1. Ammonium chloride
4. Test tubes
5. Bunsen burner
6. Watch glass
7. Beaker of water
8. Glass funnel
9. Hand lens
Heat portions of iodine, ammonium chloride, and sulphur in separate dry tubes and note what happens. Examine the products under a hand lens. Place some water in a beaker and place on it a watch glass containing solid iodine. Invert the glass funnel on the watch glass, heat the water to boiling and note what happens. Examine the product with a hand lens as before.
In the first part of the experiment, ammonium chloride turns to white vapour without passing through the liquid state, and condenses as colourless crystals at the cooler end of the test tube, again, without passing through the liquid state. Iodine does the same as ammonium chloride, but the vapour is violet and the crystals are shining purple. But sulphur first melts into a yellow liquid which turns darker and sticky until it boils to give a yellow vapour. This condenses on the cooler sides of the test tube into fine yellow crystals called "flowers of sulphur", but does not pass through the liquid state.

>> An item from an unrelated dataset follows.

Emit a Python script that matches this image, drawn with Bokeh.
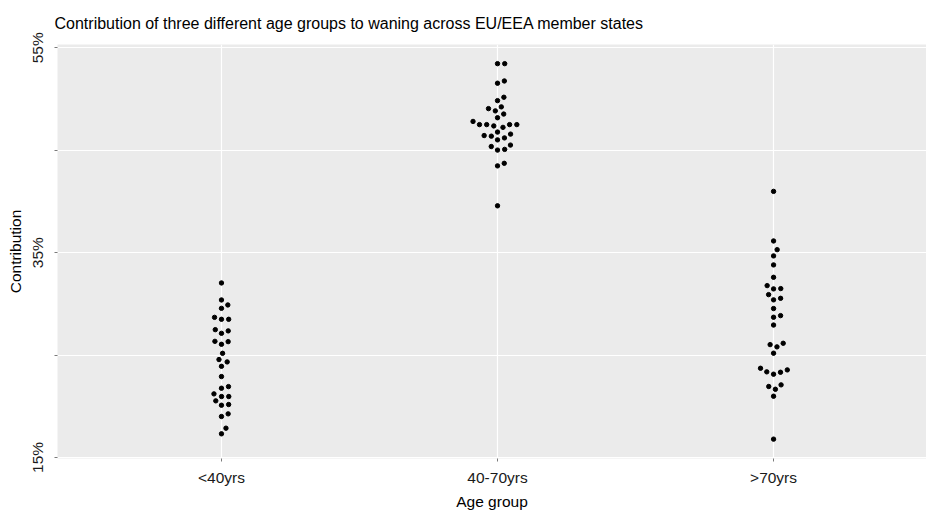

The three substances are therefore said to sublime. Sublimation therefore offers another method of preparing crystals. There is another thing for which the process of sublimation is important. If either ammonium chloride or iodine were mixed with a salt that does not sublime, e.g. common salt, then it would be easy to separate the two and thus purify them by sublimation. Sublimation therefore provides another method of purifying substances or separating mixtures of substances.